In any case, this evening’s Don Giovanni was a different experience from the Salzburg Don Giovanni. First, it uses a different edition. While in the Festival, we basically had the Vienna edition without the closing scene, here we have the “standard” edition without the closing scene. Second, the audiences in Salzburg had Bertrand de Billy’s well-behaved conducting, while Berliners had a more appropriately ebullient Daniel Barenboim. Third, the cast changes gave the show a somehow different atmosphere – this evening’s Donna Anna, for instance, seemed more depressed than predatory, and her Don Ottavio more unconcerned than bitter.

But let’s talk about Barenboim first. Since his last Nozze di Figaro in the Schiller Theater, I have developed a new interest in what this conductor has to offer in this repertoire. Although Figaro was an all-round more satisfying experience, this Don Giovanni was no less interesting. This evening, the maestro tried to reconcile two traditions of Mozart performance: on one side, absolute transparency achieved through optimal balance between singers and the orchestral lines, especially woodwind (violins could have been a tad more clearly articulated); on the other, the intent to infuse phrasing with drama through accent, tone-coloring and dynamics. These two objectives some time collided in the occasional lack of polish, but I would say that, on the frame of very carefully picked tempi, they generally cohabited with interesting results. La ci darem la mano, for instance, sounded truly fresh in its rhythmic alertness; Dalla sua pace had lovely hushed strings (in spite of a tenor who could not blend in), both Donna Anna and Donna Elvira had intense, psychologically-aware accompagnati before their arias; and the supper scene (here the last one) was truly powerful without ever loosing forward-movement. The fact that Barenboim could provide the necessary punch (seriously lacking in Salzburg) made Guth’s staging sharper – to say the truth, there were many moments in which the drama was really happening in the orchestral pit rather than on stage.
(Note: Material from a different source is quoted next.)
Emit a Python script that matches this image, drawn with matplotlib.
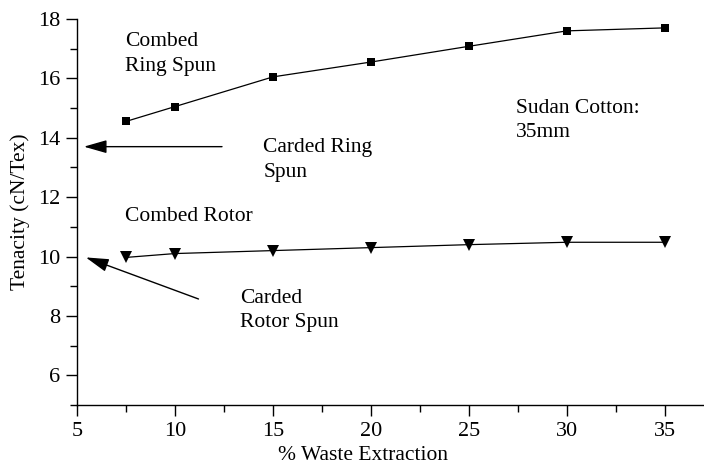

I reckon that gathering an all-star Mozartian cast for Don Giovanni must be quite challenging these days: singers who sang Mozart in the days of Gundula Janowitz and Fritz Wunderlich now are basically Wagner/Verdi singers and the Donna Annas of our days would have had a career as Blondchen or Barbarina back then. In this context, this evening’s was an effective cast. In any case, those disappointed by Anna Netrebko’s cancelling had a most positive surprise in Maria Bengtsson. If her voice is not truly distinctive in tone (I had seen her as Pamina and was not particularly impressed), it is particularly rich and creamy for a high soprano. The fact that it seemed to blossom and feel really comfortable in the upper reaches made for a particularly smoothly sung Donna Anna (maybe a bit too smooth in Or sai chi l’onore), and the large supplies of legato and mezza voce (plus reliable if not breathtaking fioriture) made her an example of Mozartian poise today. From now on, I am curious to see what she is doing next.

Compared to her performance on video, Dorothea Röschmann sounded far healthier this evening. Her voice flashed in the hall, the low register particularly rich, and she sings every moment as if it were the last one, what is almost a requirement for a Donna Elvira. That said, her high register does sound labored these days: everything above a high g (high g included) is sung with an important amount of pressure. When urgency is involved, it works somehow; when poise is required, one is consistently left wanting. Anna Prohaska is better cast as Zerlina than as Susanna – her soprano comes in one very bright color and she is not particularly seductive in sound and in attitude, but she is admirably intelligent in what regards making use of the text.

I had seen Giuseppe Filianoti only once a long while ago in a Lucia at the Met. Then I had found him an elegant singer, but it seems that the years have not been kind on his voice. It is still substantial for a Mozart tenor and he has very long breath (as one could particularly see in his runs in Il mio tesoro), but he now sounds impressively tout and hard above the passaggio. Tonal variety is gone, pitch goes awry now and then and the results are simply not truly ingratiating. In this cast, he was also the less interesting actor – one had the impression that he was truly annoyed by being there. Since Don Giovanni is in death agony in this staging, it is difficult to say if Christopher Maltman is actually portraying his character’s declining vigor or if he does get actually tired with everything he has to do (it is a very “physical” approach to the role), but I’ll take the first option and add that his well-focused baritone has both the necessary Mozartian sheen and the hint of rawness to make his Burlador de Sevilla three-dimensional. Erwin Schrott’s Leporello was not really subtly sung, but he did sing it forcefully and his acquaintance with the Italian text and his imagination to play with it always work miracles. Stefan Kocan’s Slavic-toned bass sounded somehow too important for Masetto, and Alexander Tsymbalyuk’s Commendatore is more than resonant enough. One could wish for a bit more menace in his singing, but solidly sung it was.